Rich Staffon, another member of the stakeholders group, said the new conditions for Minnesota's use of Pittman-Robertson money signals that federal fish and wildlife officials are moving in the right direction. "They've definitely slapped some pretty significant restrictions on the DNR,'' he said.

In February 2020, the feds toured logging sites at three of Minnesota's largest WMAs. According to "findings and conclusions'' drawn from the field audits, wildlife habitats were compromised at all three places.

Red Lake WMA: Auditors photographed a broad swath of fallen black spruce trees that were cut and abandoned by loggers. With so much timber covering the forest floor, the mess "severely reduces wildlife habitat and creates an area unusable by hunters and other wildlife recreationists,'' the document said. It went on to say the fallen black spruce forest had been a vibrant, important place for wildlife and that DNR "identified no wildlife benefit or objective for the harvest of these types of stands.'' Auditors also noted that DNR's forestry division "plans to harvest, seemingly for economic reasons.''

Whitewater WMA: Auditors found an oak stand logged in 2017 and 2018 that did not regenerate as oak. Instead, the site filled in with invasive buckthorn, aspen and ash trees.

Mille Lacs WMA: Auditors photographed a sloppy overabundance of post-logging "slash'' piles expected to minimize forest regeneration and invite invasive plant species. At another logging site, prolonged stockpiling of aspen logs created a "continual disturbance for wildlife.'' At another Mille Lacs site, loggers made a road with oversized berms that were ripe for erosion, sedimentation and introduction of invasive plant species, the report said.

In a more broadly written section of the report, Fish and Wildlife Service personnel wrote that they struggled to find records pertaining to logging decisions, responsibilities and processes. "Therefore, (DNR Fish & Wildlife Division) appears to have 'lost control of land' acquired or managed with Pittman-Robertson funding and license revenue,'' the report said.

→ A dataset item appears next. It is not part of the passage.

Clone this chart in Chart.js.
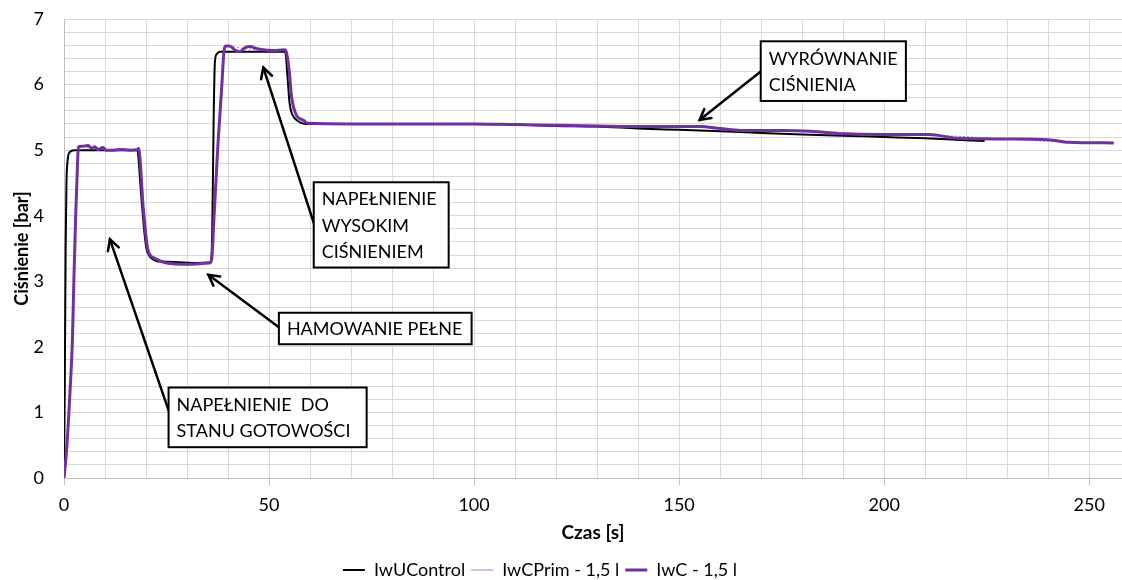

The federal report also noted the absence of wildlife plans and wildlife objectives for logging activities on the three WMAs. Olfelt of the DNR acknowledged that the agency must be more clear on wildlife purposes served by logging. He also said DNR has wildlife management plans that are out of date.

Olfelt said the USFWS "wants documentation that decisions are being made for wildlife management purposes.''

In the list of conditions now listed for the DNR to receive Pittman-Robertson grant money over the next two years, DNR must describe how timber harvests benefit native birds and mammals. The agency must also document that planned timber harvests exclude areas with high fish and wildlife value and irreplaceable forest types.

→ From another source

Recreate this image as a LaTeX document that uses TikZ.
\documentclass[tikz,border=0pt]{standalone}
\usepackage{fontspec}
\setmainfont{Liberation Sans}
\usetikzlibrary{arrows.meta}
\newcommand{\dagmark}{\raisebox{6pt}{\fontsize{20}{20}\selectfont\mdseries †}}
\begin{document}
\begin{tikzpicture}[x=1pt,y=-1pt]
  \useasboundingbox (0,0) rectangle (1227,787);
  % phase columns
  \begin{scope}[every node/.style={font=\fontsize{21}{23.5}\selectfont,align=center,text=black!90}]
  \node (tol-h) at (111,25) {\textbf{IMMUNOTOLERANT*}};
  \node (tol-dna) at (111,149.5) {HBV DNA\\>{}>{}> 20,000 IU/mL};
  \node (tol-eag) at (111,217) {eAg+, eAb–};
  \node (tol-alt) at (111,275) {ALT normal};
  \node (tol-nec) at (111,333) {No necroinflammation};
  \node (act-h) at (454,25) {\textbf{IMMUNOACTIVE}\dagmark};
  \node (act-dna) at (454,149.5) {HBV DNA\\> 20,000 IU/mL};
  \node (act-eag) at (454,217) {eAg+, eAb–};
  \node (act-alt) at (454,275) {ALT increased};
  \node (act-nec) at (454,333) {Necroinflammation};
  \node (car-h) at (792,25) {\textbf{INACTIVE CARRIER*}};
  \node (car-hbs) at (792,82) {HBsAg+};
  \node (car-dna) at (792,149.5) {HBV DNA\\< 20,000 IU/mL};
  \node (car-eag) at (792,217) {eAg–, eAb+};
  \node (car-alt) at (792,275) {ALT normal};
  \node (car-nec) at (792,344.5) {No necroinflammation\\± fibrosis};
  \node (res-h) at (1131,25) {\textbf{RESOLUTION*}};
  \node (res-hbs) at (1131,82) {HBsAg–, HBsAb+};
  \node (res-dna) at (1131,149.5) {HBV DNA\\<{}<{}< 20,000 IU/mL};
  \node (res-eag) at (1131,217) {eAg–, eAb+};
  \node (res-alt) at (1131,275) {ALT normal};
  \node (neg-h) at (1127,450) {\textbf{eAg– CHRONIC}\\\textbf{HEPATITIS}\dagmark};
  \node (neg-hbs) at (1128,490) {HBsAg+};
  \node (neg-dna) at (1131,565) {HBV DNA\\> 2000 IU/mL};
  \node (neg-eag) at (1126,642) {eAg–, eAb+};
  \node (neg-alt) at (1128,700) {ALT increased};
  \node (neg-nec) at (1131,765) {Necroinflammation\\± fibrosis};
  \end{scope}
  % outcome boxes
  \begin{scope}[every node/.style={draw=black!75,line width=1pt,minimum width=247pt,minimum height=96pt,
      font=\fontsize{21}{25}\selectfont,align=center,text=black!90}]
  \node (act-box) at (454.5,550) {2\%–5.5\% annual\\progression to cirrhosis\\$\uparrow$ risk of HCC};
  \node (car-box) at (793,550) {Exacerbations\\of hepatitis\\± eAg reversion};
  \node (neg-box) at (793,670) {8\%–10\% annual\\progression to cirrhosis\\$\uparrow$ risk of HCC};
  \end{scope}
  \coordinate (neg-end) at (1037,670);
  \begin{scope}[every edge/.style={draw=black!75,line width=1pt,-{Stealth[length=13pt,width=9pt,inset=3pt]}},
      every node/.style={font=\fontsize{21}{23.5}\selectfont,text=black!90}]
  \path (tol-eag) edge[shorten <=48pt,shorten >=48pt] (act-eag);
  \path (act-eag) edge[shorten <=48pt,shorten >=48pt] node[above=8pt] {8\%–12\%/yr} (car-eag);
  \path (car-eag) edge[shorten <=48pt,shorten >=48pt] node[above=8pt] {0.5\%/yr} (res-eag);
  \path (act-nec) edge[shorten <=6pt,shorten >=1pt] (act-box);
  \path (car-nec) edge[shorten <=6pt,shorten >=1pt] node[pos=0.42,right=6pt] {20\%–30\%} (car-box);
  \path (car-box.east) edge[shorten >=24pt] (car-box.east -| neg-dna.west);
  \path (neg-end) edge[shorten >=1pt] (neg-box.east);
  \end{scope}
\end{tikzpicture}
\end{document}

If loggers plan access roads or landings, DNR must document how those changes will be designed, developed and restored using methods that preserve natural settings critical to fish and wildlife. Another drafted condition states that the USFWS must preview any timber harvest envisioned on "Critical Habitat'' acres prior to bidding for a logging contract.

Olfelt said one of the drafted conditions calls on the DNR to document which WMA timber stands are going to be harvested each year. That's one of the bugs the two sides are trying to work out, he said, because logging contracts give winning bidders the option of when to cut spanning a number of years.

"We can't predict which stands will be harvested in a given year,'' Olfelt said.

In a joint statement issued Thursday, Commissioner Strommen of the DNR and USFWS Regional Director Charlie Wooley said agency officials are meeting with each other regularly to update the grant conditions.

"Grant agreements can be complicated, and we are working together, as we always have, to ensure that the DNR is managing WMAs, and documenting that management, in a way that meets the service's funding requirements,'' the statement said.